Re: GPL vs non-GPL device drivers

From: David Lang
Date: Sat Feb 17 2007 - 20:44:52 EST


On Sun, 18 Feb 2007, Trent Waddington wrote:

Despite which, legal bullshit is best left for lawyers.. the *intent*
of the GPL is that if you distribute *any* changes, extensions or
plugins for a GPL work, you do so under the GPL. The law may not
allow for this to be enforced, but it shouldn't need to.. one should
read the GPL as 100% enforceable and follow it without looking for
"loop holes" as it is the stated desire of how the author of the code
wants you to use his work. Looking for loop holes, and worse yet,
discussing those loop holes in a public place, is just insulting.

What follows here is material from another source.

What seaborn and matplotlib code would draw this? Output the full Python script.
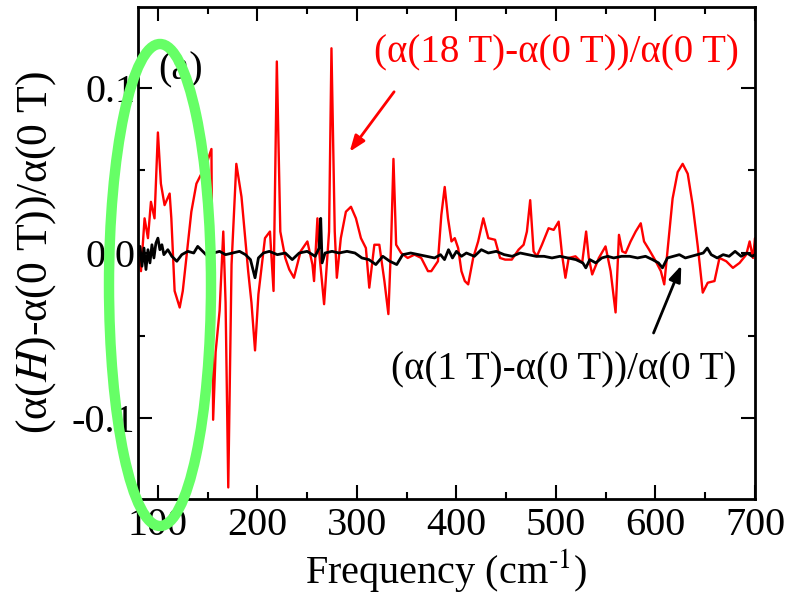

by this same logic the EULA's that various commercial vendors use are completely valid, and the e-mail sigs that make you liable for reading e-mail are also valid.

it doesn't matter what the intent is if it's not a legal thing to require.

in the case of the GPL the key is the border of being a drivitive work or not.

some people would like to interpret this so broadly as to make it impossible to run userspace code on a GPL OS, however everyone who is sane recognises that this is beyond the boundry.

in the case of kernel modules, this is very murky territory, and it's one that nobody has felt compelled (and confident enough in the outcome) to litigate.

I've heard many people express their opinion on what it takes to be a derivitive work, but very few lawyers

one of the few that I have seen is from IBM's lawyers in the SCO case

quote:
Second, SCO's claim that Dynix/ptx is a "derivative work" within the meaning of SCO's definition is likewise unhelpful to its motion. As an initial matter, the assertion is untenable because it is based on a definition of "derivative works based on such SOFTWARE PRODUCT" that is unsupported and in dispute (as stated above). Moreover, SCO fails even to identify the versions and components of the SOFTWARE PRODUCT and Dynix/ptx to which SCO refers. It is impossible to determine whether one product is a derivative work of another product without specific reference to what is at issue. See Gates Rubber Co. v. Bando Chem. Indus., 9 F.3d 823, 834 (10th Cir. 1993) (indicating that, in determining whether one work is a derivative of another, a court should "dissect", "examine", and "compare" the two specific works in question).

To support the proposition that Dynix/ptx is a derivative work of UNIX System V, SCO relies entirely on the testimony of its experts, Mr. Marc Rochkind and Dr. Thomas Cargill. However, as SCO admits, Mr. Rochkind's testimony is based solely on a "computer-science perspective". (SCO Br. at 14.) There is no basis for importing into the Agreement the perspective of a single computer scientist offered two decades after the Agreement was signed and providing no objective standard for his testimony. 4 See Fed. R. Evid. 702 (requiring that expert testimony be "the product of reliable principles and methods"). The term "derivative work" is a term of art under copyright law and is explicitly defined in the Copyright Act as "a work that is based on (or derived from) one or more already existing works. . . in which the editorial revisions, annotations, elaborations, or other modifications represent, as a whole, an original work of authorship". 17 U.S.C.A. § 101 (West 2006). In the absence of a provision in the Agreement to the contrary, the term "derivative work" should be understood to have the meaning that it has under federal law. One of IBM's experts, Professor Randall Davis, has provided unrebutted testimony that the portions of Dynix specifically challenged by SCO are not derivative works of UNIX System V. (Ex. 181 ¶50.)